Based on the assumption that the player is the most important element of any game, gameplay considerations are almost always prioritised over all other considerations (such as coherency, believability, themes, aesthetics, etc.). In the article “Brave New Worlds” in GamesTM No.95, Rocksteady’s principal designer, Bill Green, says:
“Inevitably, sometimes we have to sacrifice believability for the sake of gameplay, and the player must have a smooth, readable ride even if that ceiling wouldn’t pass a civil engineers assessment. The player is the most important person in the world when you’re designing, and they must be able to read the environment, knowing up-front how they can interact with it and where they can go.”
The ludology line of thinking would completely agree with this. As would anyone with any financial interest in seeing a AAA title sell enough copies for them to keep their job. I completely respect that. Games are games and should be about the player and gameplay first and everything else second, right?
At the risk of being slaughtered by a mob of said ludologists, I would answer no. Some games have (or could have) a greater interest in elements other than gameplay and the player’s convenience and, dare I say it, enjoyment. Perhaps the flight simulator is a good example of this (then again, the genre is practically dead, so perhaps not). Certainly, the player’s ability to play the game is important, but is it more important to a committed simulator than hyperrealism? Sometimes yes sometimes no. All I am trying to say is that the player is not always the most important thing. In some games other consideration are just as (if not more) important.
Limbo is one of those games. The player is an essential element of the game; without them, the boy would just lay there, sleeping forever. However, the player is essential in the same way the player of Traps was essential—as a lab rat. The player exists in Limbo to run their rat wheel and allow the stunning aesthetic and thematic design to really shine.
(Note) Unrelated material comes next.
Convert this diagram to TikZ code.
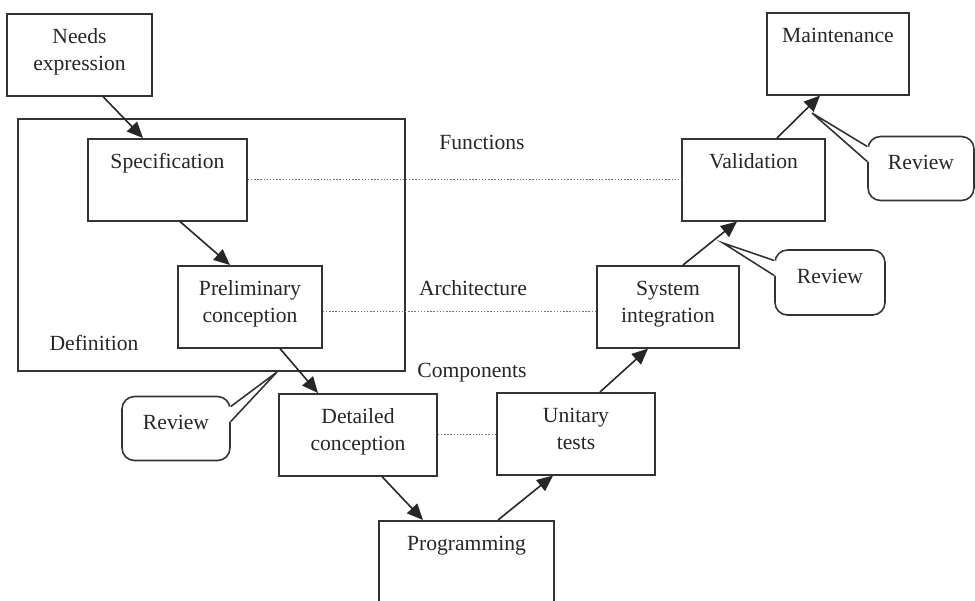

And, considering Limbo’s most potent theme is death, the lab rat player must die a lot of times.
Is this a justified strand of game design, where the player is not empowered but exploited? It is not something I have fully explored or entirely made up my own mind about. I was not planning on posting such thoughts for quite some time yet, but the few hours of Limbo I have played (I have not even finished it yet!) really made me want to get this out.
So please, rip my kind-of-theory-thing to shreds.